# [Exercise aim]
Please output every line of the material as it stands, without the pictures.

━━━━━━━━

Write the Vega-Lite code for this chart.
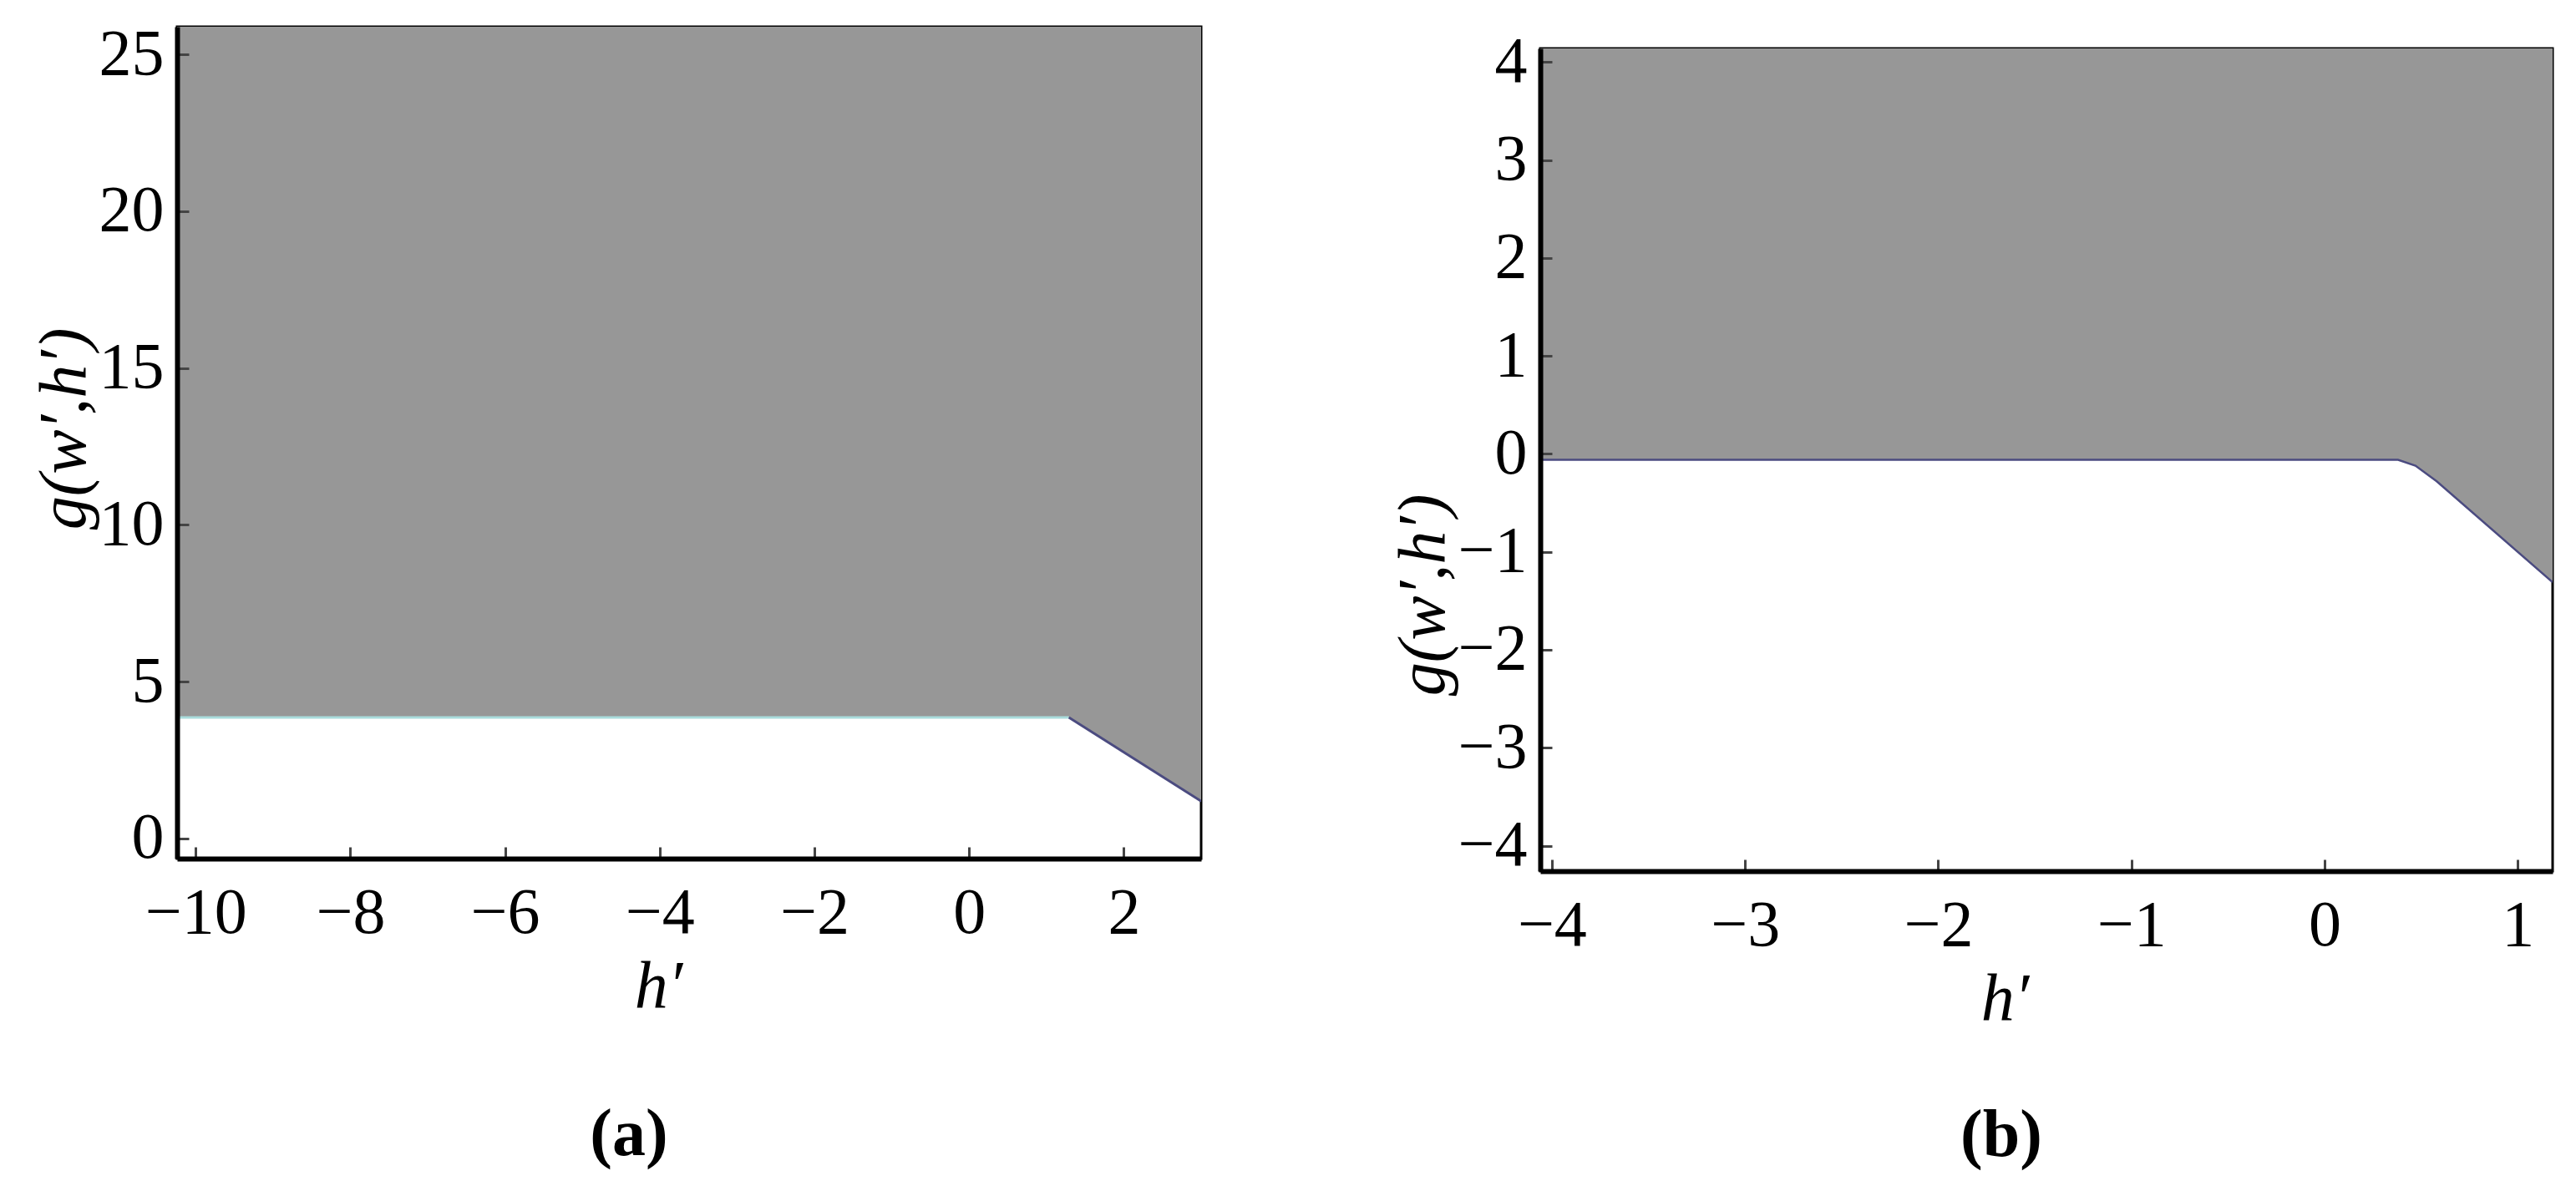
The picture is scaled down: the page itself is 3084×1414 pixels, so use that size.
{
  "$schema": "https://vega.github.io/schema/vega-lite/v6.json",
  "background": "white",
  "padding": {"left": 35, "top": 24, "right": 25, "bottom": 10},
  "spacing": 222,
  "config": {
    "view": {"stroke": "#000", "strokeWidth": 3},
    "font": "Liberation Serif",
    "axis": {
      "labelFont": "Liberation Serif", "labelFontSize": 78, "labelColor": "#000", "labelLimit": 0, "format": "d",
      "titleFont": "Liberation Serif", "titleFontSize": 80, "titleFontStyle": "italic", "titleFontWeight": "normal", "titleColor": "#000",
      "grid": false, "domain": true, "domainColor": "#000", "domainWidth": 6,
      "ticks": true, "tickColor": "#444", "tickWidth": 3, "tickSize": -14,
      "labelFlush": false, "labelOverlap": false
    },
    "axisLeft": {"labelPadding": 30, "titlePadding": 0},
    "axisBottom": {"labelPadding": 40, "titlePadding": 10},
    "title": {"font": "Liberation Serif", "fontSize": 80, "fontWeight": "bold", "color": "#000", "orient": "bottom", "anchor": "middle"}
  },
  "datasets": {
    "a": [
      {"h": -10.24, "g": 3.86, "part": "flat"},
      {"h": 1.29, "g": 3.86, "part": "flat"},
      {"h": 1.29, "g": 3.86, "part": "slope"},
      {"h": 3.0, "g": 1.19, "part": "slope"}
    ],
    "b": [
      {"h": -4.06, "g": -0.06, "part": "flat"},
      {"h": 0.38, "g": -0.06, "part": "flat"},
      {"h": 0.38, "g": -0.06, "part": "slope"},
      {"h": 0.47, "g": -0.12, "part": "slope"},
      {"h": 0.58, "g": -0.28, "part": "slope"},
      {"h": 1.18, "g": -1.31, "part": "slope"}
    ]
  },
  "hconcat": [
    {
      "width": 1226, "height": 996,
      "title": {"text": "(a)", "dx": -72, "offset": 99},
      "layer": [
        {
          "data": {"name": "a"},
          "mark": {"type": "area", "color": "#979797", "clip": true},
          "encoding": {
            "x": {"field": "h", "type": "quantitative", "scale": {"domain": [-10.24, 3.0], "nice": false, "zero": false},
                  "axis": {"values": [-10, -8, -6, -4, -2, 0, 2], "title": "h′", "titleX": 576, "zindex": 1}},
            "y": {"field": "g", "type": "quantitative", "scale": {"domain": [-0.64, 25.88], "nice": false, "zero": false},
                  "axis": {"values": [0, 5, 10, 15, 20, 25], "title": "g(w′,h′)", "titleY": 481, "zindex": 1}},
            "y2": {"datum": 30}
          }
        },
        {
          "data": {"name": "a"},
          "mark": {"type": "line", "clip": true, "strokeWidth": 3},
          "encoding": {
            "x": {"field": "h", "type": "quantitative"},
            "y": {"field": "g", "type": "quantitative"},
            "color": {"field": "part", "type": "nominal", "scale": {"domain": ["flat", "slope"], "range": ["#a9dcdc", "#4b4b80"]}, "legend": null}
          }
        }
      ]
    },
    {
      "spacing": 0,
      "vconcat": [
        {
          "width": 10, "height": 1,
          "view": {"stroke": null, "fill": null},
          "data": {"values": []},
          "mark": "point"
        },
        {
          "width": 1212, "height": 985,
          "title": {"text": "(b)", "dx": -54, "offset": 85},
          "layer": [
            {
              "data": {"name": "b"},
              "mark": {"type": "area", "color": "#979797", "clip": true},
              "encoding": {
                "x": {"field": "h", "type": "quantitative", "scale": {"domain": [-4.06, 1.18], "nice": false, "zero": false},
                      "axis": {"values": [-4, -3, -2, -1, 0, 1], "title": "h′", "titleX": 556, "zindex": 1}},
                "y": {"field": "g", "type": "quantitative", "scale": {"domain": [-4.26, 4.14], "nice": false, "zero": false},
                      "axis": {"values": [-4, -3, -2, -1, 0, 1, 2, 3, 4], "title": "g(w′,h′)", "titleY": 654, "zindex": 1}},
                "y2": {"datum": 5}
              }
            },
            {
              "data": {"name": "b"},
              "mark": {"type": "line", "clip": true, "strokeWidth": 2.5, "color": "#4b4b80"},
              "encoding": {
                "x": {"field": "h", "type": "quantitative"},
                "y": {"field": "g", "type": "quantitative"}
              }
            }
          ]
        }
      ]
    }
  ]
}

━━━━━━━━

# [Exercise answer]
Write the Vega-Lite code for this chart.
The picture is scaled down: the page itself is 3084×1414 pixels, so use that size.
{
  "$schema": "https://vega.github.io/schema/vega-lite/v6.json",
  "background": "white",
  "padding": {"left": 35, "top": 24, "right": 25, "bottom": 10},
  "spacing": 222,
  "config": {
    "view": {"stroke": "#000", "strokeWidth": 3},
    "font": "Liberation Serif",
    "axis": {
      "labelFont": "Liberation Serif", "labelFontSize": 78, "labelColor": "#000", "labelLimit": 0, "format": "d",
      "titleFont": "Liberation Serif", "titleFontSize": 80, "titleFontStyle": "italic", "titleFontWeight": "normal", "titleColor": "#000",
      "grid": false, "domain": true, "domainColor": "#000", "domainWidth": 6,
      "ticks": true, "tickColor": "#444", "tickWidth": 3, "tickSize": -14,
      "labelFlush": false, "labelOverlap": false
    },
    "axisLeft": {"labelPadding": 30, "titlePadding": 0},
    "axisBottom": {"labelPadding": 40, "titlePadding": 10},
    "title": {"font": "Liberation Serif", "fontSize": 80, "fontWeight": "bold", "color": "#000", "orient": "bottom", "anchor": "middle"}
  },
  "datasets": {
    "a": [
      {"h": -10.24, "g": 3.86, "part": "flat"},
      {"h": 1.29, "g": 3.86, "part": "flat"},
      {"h": 1.29, "g": 3.86, "part": "slope"},
      {"h": 3.0, "g": 1.19, "part": "slope"}
    ],
    "b": [
      {"h": -4.06, "g": -0.06, "part": "flat"},
      {"h": 0.38, "g": -0.06, "part": "flat"},
      {"h": 0.38, "g": -0.06, "part": "slope"},
      {"h": 0.47, "g": -0.12, "part": "slope"},
      {"h": 0.58, "g": -0.28, "part": "slope"},
      {"h": 1.18, "g": -1.31, "part": "slope"}
    ]
  },
  "hconcat": [
    {
      "width": 1226, "height": 996,
      "title": {"text": "(a)", "dx": -72, "offset": 99},
      "layer": [
        {
          "data": {"name": "a"},
          "mark": {"type": "area", "color": "#979797", "clip": true},
          "encoding": {
            "x": {"field": "h", "type": "quantitative", "scale": {"domain": [-10.24, 3.0], "nice": false, "zero": false},
                  "axis": {"values": [-10, -8, -6, -4, -2, 0, 2], "title": "h′", "titleX": 576, "zindex": 1}},
            "y": {"field": "g", "type": "quantitative", "scale": {"domain": [-0.64, 25.88], "nice": false, "zero": false},
                  "axis": {"values": [0, 5, 10, 15, 20, 25], "title": "g(w′,h′)", "titleY": 481, "zindex": 1}},
            "y2": {"datum": 30}
          }
        },
        {
          "data": {"name": "a"},
          "mark": {"type": "line", "clip": true, "strokeWidth": 3},
          "encoding": {
            "x": {"field": "h", "type": "quantitative"},
            "y": {"field": "g", "type": "quantitative"},
            "color": {"field": "part", "type": "nominal", "scale": {"domain": ["flat", "slope"], "range": ["#a9dcdc", "#4b4b80"]}, "legend": null}
          }
        }
      ]
    },
    {
      "spacing": 0,
      "vconcat": [
        {
          "width": 10, "height": 1,
          "view": {"stroke": null, "fill": null},
          "data": {"values": []},
          "mark": "point"
        },
        {
          "width": 1212, "height": 985,
          "title": {"text": "(b)", "dx": -54, "offset": 85},
          "layer": [
            {
              "data": {"name": "b"},
              "mark": {"type": "area", "color": "#979797", "clip": true},
              "encoding": {
                "x": {"field": "h", "type": "quantitative", "scale": {"domain": [-4.06, 1.18], "nice": false, "zero": false},
                      "axis": {"values": [-4, -3, -2, -1, 0, 1], "title": "h′", "titleX": 556, "zindex": 1}},
                "y": {"field": "g", "type": "quantitative", "scale": {"domain": [-4.26, 4.14], "nice": false, "zero": false},
                      "axis": {"values": [-4, -3, -2, -1, 0, 1, 2, 3, 4], "title": "g(w′,h′)", "titleY": 654, "zindex": 1}},
                "y2": {"datum": 5}
              }
            },
            {
              "data": {"name": "b"},
              "mark": {"type": "line", "clip": true, "strokeWidth": 2.5, "color": "#4b4b80"},
              "encoding": {
                "x": {"field": "h", "type": "quantitative"},
                "y": {"field": "g", "type": "quantitative"}
              }
            }
          ]
        }
      ]
    }
  ]
}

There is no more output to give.